• REQUIRED TASK: Give every line back verbatim, dropping all images.

··· RECORDED DATA ···

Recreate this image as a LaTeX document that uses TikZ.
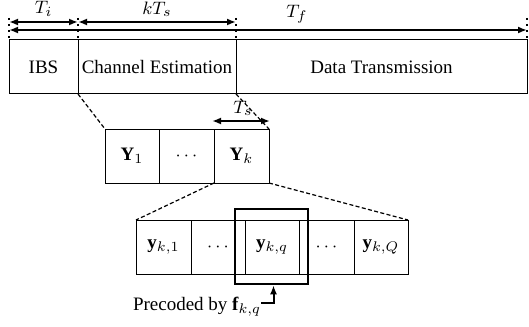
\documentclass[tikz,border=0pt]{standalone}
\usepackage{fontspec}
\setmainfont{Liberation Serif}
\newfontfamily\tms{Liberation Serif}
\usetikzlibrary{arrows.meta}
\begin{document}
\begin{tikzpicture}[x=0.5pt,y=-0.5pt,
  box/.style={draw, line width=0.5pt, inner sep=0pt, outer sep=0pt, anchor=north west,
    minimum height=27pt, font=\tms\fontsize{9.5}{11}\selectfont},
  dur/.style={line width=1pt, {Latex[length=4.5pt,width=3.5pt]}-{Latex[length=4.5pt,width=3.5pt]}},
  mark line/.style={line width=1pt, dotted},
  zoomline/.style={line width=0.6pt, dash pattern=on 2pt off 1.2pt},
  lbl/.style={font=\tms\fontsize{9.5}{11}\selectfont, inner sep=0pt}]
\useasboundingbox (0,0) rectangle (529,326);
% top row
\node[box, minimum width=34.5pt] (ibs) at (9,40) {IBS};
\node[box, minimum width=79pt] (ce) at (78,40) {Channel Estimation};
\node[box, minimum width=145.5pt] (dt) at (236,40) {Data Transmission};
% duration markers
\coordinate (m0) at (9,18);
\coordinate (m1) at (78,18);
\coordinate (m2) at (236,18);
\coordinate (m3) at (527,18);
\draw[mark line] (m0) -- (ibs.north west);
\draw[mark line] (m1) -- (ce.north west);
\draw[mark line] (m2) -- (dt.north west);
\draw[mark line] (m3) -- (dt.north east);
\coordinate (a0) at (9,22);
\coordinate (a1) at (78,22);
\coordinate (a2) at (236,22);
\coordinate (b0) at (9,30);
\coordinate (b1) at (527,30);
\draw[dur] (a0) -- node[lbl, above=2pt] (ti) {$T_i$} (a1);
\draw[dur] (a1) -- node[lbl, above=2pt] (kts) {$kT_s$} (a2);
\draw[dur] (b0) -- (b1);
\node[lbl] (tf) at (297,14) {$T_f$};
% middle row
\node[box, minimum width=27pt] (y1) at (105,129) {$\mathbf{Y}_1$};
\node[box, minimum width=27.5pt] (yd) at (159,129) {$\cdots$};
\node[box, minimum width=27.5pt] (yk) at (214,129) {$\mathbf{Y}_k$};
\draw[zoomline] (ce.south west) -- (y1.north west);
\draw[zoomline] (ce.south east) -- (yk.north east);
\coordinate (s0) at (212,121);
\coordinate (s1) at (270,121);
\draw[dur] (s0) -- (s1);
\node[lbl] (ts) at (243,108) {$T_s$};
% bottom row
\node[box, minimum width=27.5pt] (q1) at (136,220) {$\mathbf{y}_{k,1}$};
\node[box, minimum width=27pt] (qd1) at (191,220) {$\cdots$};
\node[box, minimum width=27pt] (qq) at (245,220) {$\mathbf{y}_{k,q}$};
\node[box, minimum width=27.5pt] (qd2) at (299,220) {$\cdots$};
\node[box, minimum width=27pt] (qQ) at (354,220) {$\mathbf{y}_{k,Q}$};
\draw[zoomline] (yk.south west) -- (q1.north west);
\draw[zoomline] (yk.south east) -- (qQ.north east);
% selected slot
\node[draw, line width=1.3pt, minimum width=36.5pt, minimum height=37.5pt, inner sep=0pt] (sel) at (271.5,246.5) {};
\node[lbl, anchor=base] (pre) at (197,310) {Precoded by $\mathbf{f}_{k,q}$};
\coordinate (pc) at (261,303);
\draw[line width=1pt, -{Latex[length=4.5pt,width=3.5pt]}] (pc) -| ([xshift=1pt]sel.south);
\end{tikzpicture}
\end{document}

···

• SOLUTION:
Recreate this image as a LaTeX document that uses TikZ.
\documentclass[tikz,border=0pt]{standalone}
\usepackage{fontspec}
\setmainfont{Liberation Serif}
\newfontfamily\tms{Liberation Serif}
\usetikzlibrary{arrows.meta}
\begin{document}
\begin{tikzpicture}[x=0.5pt,y=-0.5pt,
  box/.style={draw, line width=0.5pt, inner sep=0pt, outer sep=0pt, anchor=north west,
    minimum height=27pt, font=\tms\fontsize{9.5}{11}\selectfont},
  dur/.style={line width=1pt, {Latex[length=4.5pt,width=3.5pt]}-{Latex[length=4.5pt,width=3.5pt]}},
  mark line/.style={line width=1pt, dotted},
  zoomline/.style={line width=0.6pt, dash pattern=on 2pt off 1.2pt},
  lbl/.style={font=\tms\fontsize{9.5}{11}\selectfont, inner sep=0pt}]
\useasboundingbox (0,0) rectangle (529,326);
% top row
\node[box, minimum width=34.5pt] (ibs) at (9,40) {IBS};
\node[box, minimum width=79pt] (ce) at (78,40) {Channel Estimation};
\node[box, minimum width=145.5pt] (dt) at (236,40) {Data Transmission};
% duration markers
\coordinate (m0) at (9,18);
\coordinate (m1) at (78,18);
\coordinate (m2) at (236,18);
\coordinate (m3) at (527,18);
\draw[mark line] (m0) -- (ibs.north west);
\draw[mark line] (m1) -- (ce.north west);
\draw[mark line] (m2) -- (dt.north west);
\draw[mark line] (m3) -- (dt.north east);
\coordinate (a0) at (9,22);
\coordinate (a1) at (78,22);
\coordinate (a2) at (236,22);
\coordinate (b0) at (9,30);
\coordinate (b1) at (527,30);
\draw[dur] (a0) -- node[lbl, above=2pt] (ti) {$T_i$} (a1);
\draw[dur] (a1) -- node[lbl, above=2pt] (kts) {$kT_s$} (a2);
\draw[dur] (b0) -- (b1);
\node[lbl] (tf) at (297,14) {$T_f$};
% middle row
\node[box, minimum width=27pt] (y1) at (105,129) {$\mathbf{Y}_1$};
\node[box, minimum width=27.5pt] (yd) at (159,129) {$\cdots$};
\node[box, minimum width=27.5pt] (yk) at (214,129) {$\mathbf{Y}_k$};
\draw[zoomline] (ce.south west) -- (y1.north west);
\draw[zoomline] (ce.south east) -- (yk.north east);
\coordinate (s0) at (212,121);
\coordinate (s1) at (270,121);
\draw[dur] (s0) -- (s1);
\node[lbl] (ts) at (243,108) {$T_s$};
% bottom row
\node[box, minimum width=27.5pt] (q1) at (136,220) {$\mathbf{y}_{k,1}$};
\node[box, minimum width=27pt] (qd1) at (191,220) {$\cdots$};
\node[box, minimum width=27pt] (qq) at (245,220) {$\mathbf{y}_{k,q}$};
\node[box, minimum width=27.5pt] (qd2) at (299,220) {$\cdots$};
\node[box, minimum width=27pt] (qQ) at (354,220) {$\mathbf{y}_{k,Q}$};
\draw[zoomline] (yk.south west) -- (q1.north west);
\draw[zoomline] (yk.south east) -- (qQ.north east);
% selected slot
\node[draw, line width=1.3pt, minimum width=36.5pt, minimum height=37.5pt, inner sep=0pt] (sel) at (271.5,246.5) {};
\node[lbl, anchor=base] (pre) at (197,310) {Precoded by $\mathbf{f}_{k,q}$};
\coordinate (pc) at (261,303);
\draw[line width=1pt, -{Latex[length=4.5pt,width=3.5pt]}] (pc) -| ([xshift=1pt]sel.south);
\end{tikzpicture}
\end{document}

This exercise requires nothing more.